City council receives preliminary biennial budget at meeting

Budget is expected to be adopted on Dec. 6.

Mercer Island’s City Council now has the 2023-2024 preliminary biennial budget in its hands.

City Manager Jessi Bon and Finance Director Matt Mornick revealed the robust document to council at its Oct. 3 hybrid meeting at a workshop to kick off the review process, which will feature a pair of public hearings and further discussion at upcoming council meetings.

The budget is expected to be adopted by council at its Dec. 6 meeting, following public hearings and analysis at its Oct. 18 and Nov. 15 meetings and a final workshop to receive budget proposal direction at its Nov. 1 meeting.

“This preliminary budget is the city manager’s recommendation to you,” Bon explained to council. “It is ultimately your policy document, so where we planned ahead over the next couple of meetings is, ‘do you agree, what things would you like to see changed?’ and then we will update for your final budget.”

Mornick and a city press release noted that the preliminary budget is balanced and sets financial and staff resources over the next two years to accomplish work plan goals that are guided by council and staff priorities.

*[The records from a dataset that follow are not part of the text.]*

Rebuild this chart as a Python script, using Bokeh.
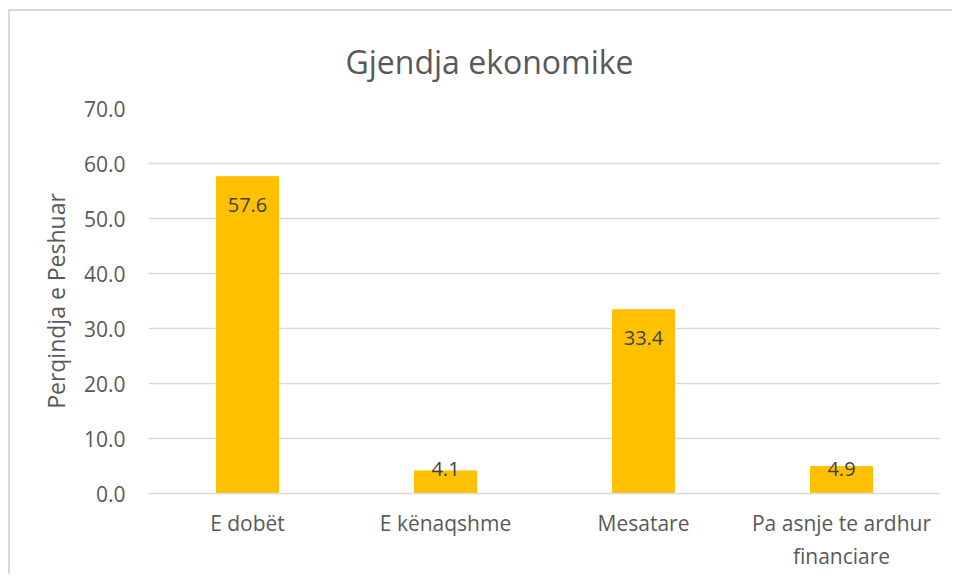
import numpy as np
from bokeh.plotting import figure
from bokeh.models import (ColumnDataSource, FactorRange, Range1d, FixedTicker,
                          NumeralTickFormatter, LabelSet)
from bokeh.core.properties import value
from bokeh.embed import file_html
from bokeh.resources import INLINE

# ---- data ----
categories = ["E dobët", "E kënaqshme", "Mesatare", "Pa asnje te ardhur\nfinanciare"]
values = [57.6, 4.1, 33.4, 4.9]
y_ticks = [0, 10, 20, 30, 40, 50, 60, 70]
title_text = "Gjendja ekonomike"
y_title = "Perqindja e Peshuar"

FONT = "Open Sans"
GRID = "#d9d9d9"
TXT = "#595959"

vals = np.array(values)
label_y = np.maximum(vals - 5.1, 4.4)
src = ColumnDataSource(dict(cat=categories, val=values,
                            lab=[f"{v:.1f}" for v in values],
                            ly=list(label_y)))

p = figure(width=944, height=565, x_range=FactorRange(*categories),
           y_range=Range1d(0, 70), output_backend="svg", toolbar_location=None,
           min_border_left=138, min_border_right=14, min_border_top=97,
           min_border_bottom=83, outline_line_color=None,
           title=title_text,
           styles={"margin-top": "9px", "margin-left": "8px",
                   "border-left": "2px solid #d9d9d9",
                   "border-top": "2px solid #d9d9d9"})

p.vbar(x="cat", top="val", width=0.313, source=src, color="#FFC000")

p.add_layout(LabelSet(x="cat", y="ly", text="lab", source=src,
                      text_align="center", text_baseline="middle",
                      text_font=value(FONT), text_font_size="20px",
                      text_color="#404040"))

p.title.align = "left"
p.title.offset = 197
p.title.standoff = 52
p.title.text_font = FONT
p.title.text_font_size = "32px"
p.title.text_font_style = "normal"
p.title.text_color = TXT

# axes
p.xgrid.grid_line_color = None
p.ygrid.grid_line_color = GRID
p.ygrid.grid_line_width = 1.5
p.yaxis.ticker = FixedTicker(ticks=y_ticks)
p.yaxis.formatter = NumeralTickFormatter(format="0.0")
p.yaxis.axis_line_color = None
p.yaxis.major_tick_line_color = None
p.yaxis.minor_tick_line_color = None
p.yaxis.major_tick_out = 0
p.yaxis.major_label_standoff = 23
p.yaxis.major_label_text_font = FONT
p.yaxis.major_label_text_font_size = "21px"
p.yaxis.major_label_text_color = TXT
p.yaxis.axis_label = y_title
p.yaxis.axis_label_text_font = FONT
p.yaxis.axis_label_text_font_size = "23px"
p.yaxis.axis_label_text_font_style = "normal"
p.yaxis.axis_label_text_color = TXT
p.yaxis.axis_label_standoff = 9

p.xaxis.axis_line_color = GRID
p.xaxis.axis_line_width = 1.5
p.xaxis.major_tick_line_color = None
p.xaxis.minor_tick_line_color = None
p.xaxis.major_tick_out = 0
p.xaxis.major_label_standoff = 15
p.xaxis.major_label_text_font = FONT
p.xaxis.major_label_text_font_size = "21px"
p.xaxis.major_label_text_color = TXT
p.xaxis.major_label_text_align = "center"

open("out.html", "w").write(file_html(p, INLINE))
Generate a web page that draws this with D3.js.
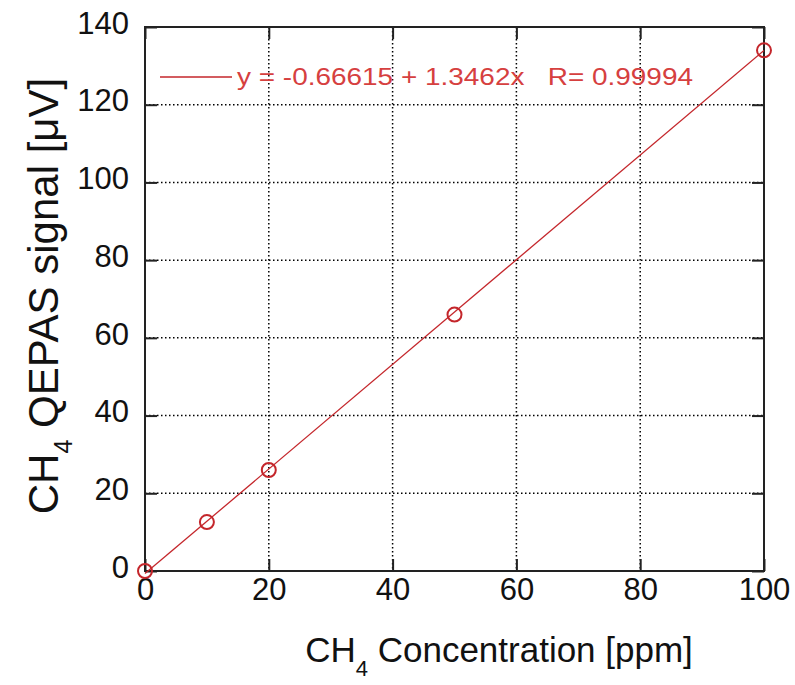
<!DOCTYPE html>
<html>
<head>
<meta charset="utf-8">
<script src="https://cdn.jsdelivr.net/npm/d3@7"></script>
<style>
  body { margin: 0; background: #fff; }
  svg text { font-family: "Liberation Sans", Arial, sans-serif; }
</style>
</head>
<body>
<div id="chart"></div>
<script>
// measured CH4 concentrations and QEPAS signal
const concentration = [0, 10, 20, 50, 100];
const signal = [0, 12.6, 26, 66, 134];
const fitIntercept = -0.66615;
const fitSlope = 1.3462;
const xTicks = [0, 20, 40, 60, 80, 100];
const yTicks = [0, 20, 40, 60, 80, 100, 120, 140];
const legendLabel = "y = -0.66615 + 1.3462x   R= 0.99994";

const W = 795, H = 685;
const margin = { top: 27, right: 31, bottom: 114, left: 145 };
const iw = W - margin.left - margin.right;
const ih = H - margin.top - margin.bottom;

const red = "#c4262b";

const svg = d3.select("#chart").append("svg")
    .attr("width", W)
    .attr("height", H);

const g = svg.append("g").attr("transform", `translate(${margin.left},${margin.top})`);

const x = d3.scaleLinear().domain([0, 100]).range([0, iw]);
const y = d3.scaleLinear().domain([0, 140]).range([ih, 0]);

// dotted grid
g.append("g").selectAll("line")
    .data(xTicks.slice(1, -1))
    .join("line")
    .attr("x1", d => x(d)).attr("x2", d => x(d))
    .attr("y1", 0).attr("y2", ih)
    .attr("stroke", "#000").attr("stroke-width", 1.5)
    .attr("stroke-dasharray", "1.5,2.5");

g.append("g").selectAll("line")
    .data(yTicks.slice(1, -1))
    .join("line")
    .attr("y1", d => y(d)).attr("y2", d => y(d))
    .attr("x1", 0).attr("x2", iw)
    .attr("stroke", "#000").attr("stroke-width", 1.5)
    .attr("stroke-dasharray", "1.5,2.5");

// axes, ticks pointing inward
const tickLen = 12;
const axisStyle = sel => {
    sel.select(".domain").remove();
    sel.selectAll(".tick line").attr("stroke", "#222").attr("stroke-width", 2);
    sel.selectAll(".tick text")
        .attr("fill", "#111")
        .style("font-size", "31px");
};

g.append("g").attr("transform", `translate(0,${ih})`)
    .call(d3.axisBottom(x).tickValues(xTicks).tickSizeInner(-tickLen).tickSizeOuter(0).tickPadding(7))
    .call(axisStyle)
    .selectAll(".tick text").attr("dy", "0.71em");

g.append("g")
    .call(d3.axisTop(x).tickValues(xTicks).tickSizeInner(-tickLen).tickSizeOuter(0))
    .call(axisStyle)
    .selectAll(".tick text").remove();

g.append("g")
    .call(d3.axisLeft(y).tickValues(yTicks).tickSizeInner(-tickLen).tickSizeOuter(0).tickPadding(16))
    .call(axisStyle)
    .selectAll(".tick text").attr("dy", "0.2em");

g.append("g").attr("transform", `translate(${iw},0)`)
    .call(d3.axisRight(y).tickValues(yTicks).tickSizeInner(-tickLen).tickSizeOuter(0))
    .call(axisStyle)
    .selectAll(".tick text").remove();

// frame
g.append("rect")
    .attr("width", iw).attr("height", ih)
    .attr("fill", "none")
    .attr("stroke", "#222").attr("stroke-width", 2);

// fit line
const fitLine = d3.line()
    .x(d => x(d))
    .y(d => y(fitIntercept + fitSlope * d));
g.append("path")
    .datum([0, 100])
    .attr("d", fitLine)
    .attr("fill", "none")
    .attr("stroke", red)
    .attr("stroke-width", 1.3);

// data points
g.append("g").selectAll("circle")
    .data(concentration.map((c, i) => [c, signal[i]]))
    .join("circle")
    .attr("cx", d => x(d[0]))
    .attr("cy", d => y(d[1]))
    .attr("r", 7)
    .attr("fill", "none")
    .attr("stroke", red)
    .attr("stroke-width", 2);

// legend
const legend = g.append("g").attr("transform", `translate(15,50)`);
legend.append("line")
    .attr("x1", 0).attr("x2", 72)
    .attr("stroke", red).attr("stroke-width", 1.3);
legend.append("text")
    .attr("x", 77).attr("y", 8)
    .attr("fill", "#d6403f")
    .style("font-size", "23px")
    .style("white-space", "pre")
    .attr("textLength", 456)
    .attr("lengthAdjust", "spacingAndGlyphs")
    .text(legendLabel);

// axis titles
const xTitle = svg.append("text")
    .attr("x", 499).attr("y", 662)
    .attr("text-anchor", "middle")
    .attr("fill", "#111")
    .style("font-size", "35px");
xTitle.append("tspan").text("CH");
xTitle.append("tspan").attr("dy", 14).style("font-size", "22px").text("4");
xTitle.append("tspan").attr("dy", -14).text(" Concentration [ppm]");

const yTitle = svg.append("text")
    .attr("transform", `translate(58,296) rotate(-90)`)
    .attr("text-anchor", "middle")
    .attr("fill", "#111")
    .style("font-size", "42px");
yTitle.append("tspan").text("CH");
yTitle.append("tspan").attr("dy", 14).style("font-size", "25px").text("4");
yTitle.append("tspan").attr("dy", -14).text(" QEPAS signal [\u03bcV]");
</script>
</body>
</html>
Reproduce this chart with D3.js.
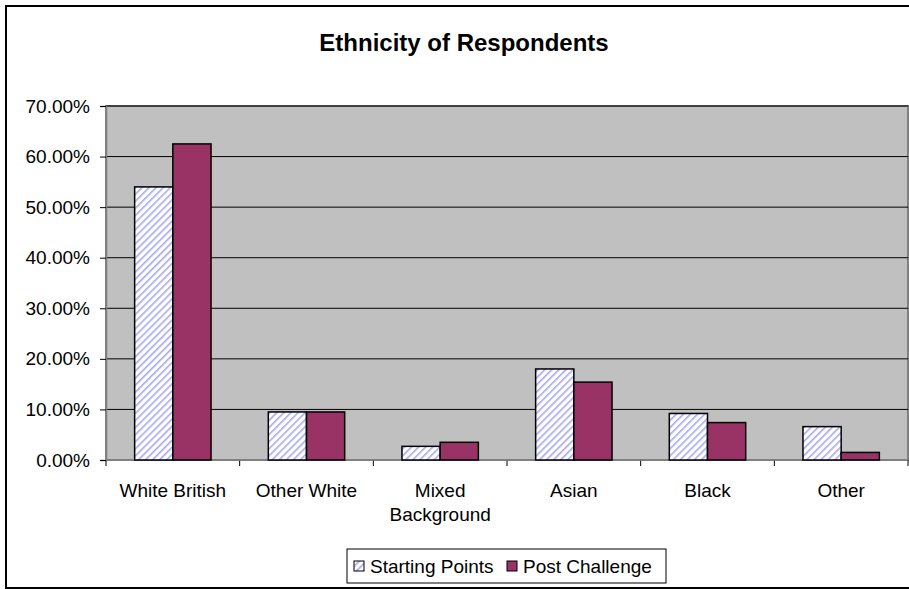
<!DOCTYPE html>
<html>
<head>
<meta charset="utf-8">
<script src="https://cdn.jsdelivr.net/npm/d3@7"></script>
<style>
  body { margin: 0; background: white; }
  svg { display: block; font-family: Arial, "Liberation Sans", sans-serif; }
</style>
</head>
<body>
<div id="chart"></div>
<script>
// 데이터
const categories = ["White British", "Other White", "Mixed Background", "Asian", "Black", "Other"];
const startingPoints = [0.540, 0.095, 0.027, 0.180, 0.092, 0.066];
const postChallenge = [0.625, 0.095, 0.035, 0.154, 0.074, 0.015];
const seriesNames = ["Starting Points", "Post Challenge"];
const yTicks = [0, 0.1, 0.2, 0.3, 0.4, 0.5, 0.6, 0.7];

const width = 909, height = 589;
const plot = { left: 106, right: 908, top: 106, bottom: 460 };
const labelSize = "19px";

const svg = d3.select("#chart").append("svg")
  .attr("width", width)
  .attr("height", height);

// 줄무늬 패턴
const defs = svg.append("defs");
const pat = defs.append("pattern")
  .attr("id", "hatch")
  .attr("patternUnits", "userSpaceOnUse")
  .attr("width", 5).attr("height", 5)
  .attr("patternTransform", "rotate(45)");
pat.append("rect").attr("width", 5).attr("height", 5).attr("fill", "white");
pat.append("rect").attr("x", 0).attr("width", 1.6).attr("height", 5).attr("fill", "#a8a8f4");

// 바깥 테두리
svg.append("rect")
  .attr("x", 6).attr("y", 6)
  .attr("width", width + 10).attr("height", 582)
  .attr("fill", "white")
  .attr("stroke", "#000").attr("stroke-width", 2);

// 제목
svg.append("text")
  .attr("x", 464).attr("y", 51)
  .attr("text-anchor", "middle")
  .attr("font-size", "24px")
  .attr("font-weight", "bold")
  .text("Ethnicity of Respondents");

const x = d3.scaleBand().domain(categories).range([plot.left, plot.right]);
const y = d3.scaleLinear().domain([0, 0.7]).range([plot.bottom, plot.top]);
// 막대 폭: gap width 150%
const barW = x.bandwidth() / 3.5;

// 플롯 영역
svg.append("rect")
  .attr("x", plot.left).attr("y", plot.top)
  .attr("width", plot.right - plot.left).attr("height", plot.bottom - plot.top)
  .attr("fill", "#c0c0c0")
  .attr("stroke", "#808080").attr("stroke-width", 2);

// 격자선
svg.append("g").selectAll("line")
  .data(yTicks.filter(d => d > 0))
  .join("line")
  .attr("x1", plot.left).attr("x2", plot.right)
  .attr("y1", d => y(d)).attr("y2", d => y(d))
  .attr("stroke", "#000").attr("stroke-width", 1);

// Y축
const yAxis = svg.append("g")
  .attr("transform", `translate(${plot.left},0)`)
  .call(d3.axisLeft(y).tickValues(yTicks).tickFormat(d3.format(".2%")).tickSize(6).tickPadding(10));
yAxis.select(".domain").attr("stroke", "#808080").attr("stroke-width", 1.5);
yAxis.selectAll(".tick line").attr("stroke", "#000");
yAxis.selectAll("text").attr("font-size", labelSize).attr("font-family", "Arial, 'Liberation Sans', sans-serif").attr("fill", "#000");

// X축 눈금
const bounds = categories.map(c => x(c)).concat([plot.right]);
svg.append("g").selectAll("line")
  .data(bounds)
  .join("line")
  .attr("x1", d => d).attr("x2", d => d)
  .attr("y1", plot.bottom).attr("y2", plot.bottom + 6)
  .attr("stroke", "#000");
svg.append("line")
  .attr("x1", plot.left).attr("x2", plot.right)
  .attr("y1", plot.bottom).attr("y2", plot.bottom)
  .attr("stroke", "#808080").attr("stroke-width", 1.5);

// 막대
const groups = svg.append("g").selectAll("g")
  .data(categories)
  .join("g")
  .attr("transform", d => `translate(${x(d) + x.bandwidth() / 2},0)`);

groups.append("rect")
  .attr("x", -barW)
  .attr("y", (d, i) => y(startingPoints[i]))
  .attr("width", barW)
  .attr("height", (d, i) => y(0) - y(startingPoints[i]))
  .attr("fill", "url(#hatch)")
  .attr("stroke", "#000").attr("stroke-width", 1.5);

groups.append("rect")
  .attr("x", 0)
  .attr("y", (d, i) => y(postChallenge[i]))
  .attr("width", barW)
  .attr("height", (d, i) => y(0) - y(postChallenge[i]))
  .attr("fill", "#993366")
  .attr("stroke", "#000").attr("stroke-width", 1.5);

// X축 라벨
groups.each(function(d) {
  const words = d === "Mixed Background" ? ["Mixed", "Background"] : [d];
  const t = d3.select(this).append("text")
    .attr("text-anchor", "middle")
    .attr("font-size", labelSize);
  words.forEach((w, i) => {
    t.append("tspan").attr("x", 0).attr("y", 497 + i * 24).text(w);
  });
});

// 범례
const lg = svg.append("g");
lg.append("rect")
  .attr("x", 347).attr("y", 549)
  .attr("width", 319).attr("height", 34)
  .attr("fill", "white").attr("stroke", "#000").attr("stroke-width", 1);
const legendItems = [
  { name: seriesNames[0], fill: "url(#hatch)", x: 354 },
  { name: seriesNames[1], fill: "#993366", x: 507 }
];
legendItems.forEach(it => {
  lg.append("rect")
    .attr("x", it.x).attr("y", 561).attr("width", 10).attr("height", 10)
    .attr("fill", it.fill).attr("stroke", "#000").attr("stroke-width", 1);
  lg.append("text")
    .attr("x", it.x + 16).attr("y", 573)
    .attr("font-size", labelSize)
    .text(it.name);
});
</script>
</body>
</html>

In reflecting a measured approach to planning for the next biennium, the budget focuses on municipal services and emergency response efforts, operational services, capital improvements and the city’s critical infrastructure, according to the document.

By the numbers, the preliminary expenditure budget is $98 million in 2023 and $101.1 million in 2024; the general fund expenditure budget is $34.9 million in 2023 and $36.4 million in 2024; combined expenditure budgets for water, sewer and storm water utilities funds are $39 million in 2023 and $37 million in 2024; and an operating deficit is $1.6 million in 2023 and $3.4 million in 2024.

In the operating deficit realm, in which employee compensation increases are forecasted due to inflation rates, “The city is prepared to absorb this in the near-term and will carefully monitor city finances and economic activity to adjust as needed during the biennium,” the document reads. Further in the pages of the document, it is noted that while the city has issued a modest amount of debt over the years, it has been given the highest possible bond rating to secure lower interest rates and reduce debt service costs.

According to Mornick, the city has grown its fund balances over the last two years with assistance of federal aid dollars to help steady its operations into the next biennium. For instance, the city carefully and methodically restored pandemic-caused closures of the thrift shop, community center and recreation programming, he said.

“Our focus over the next six weeks, let alone the next two years, is to maintain a financially sustainable path forward,” said Mornick, adding that it’s taken a full team effort from dozens of staff members to solidify the preliminary budget document.

Added Bon in the document introduction: “The budget is a starting point, carefully built during a time of challenge and change. It will guide the organization as we work to deliver services in a fiscally responsible manner.”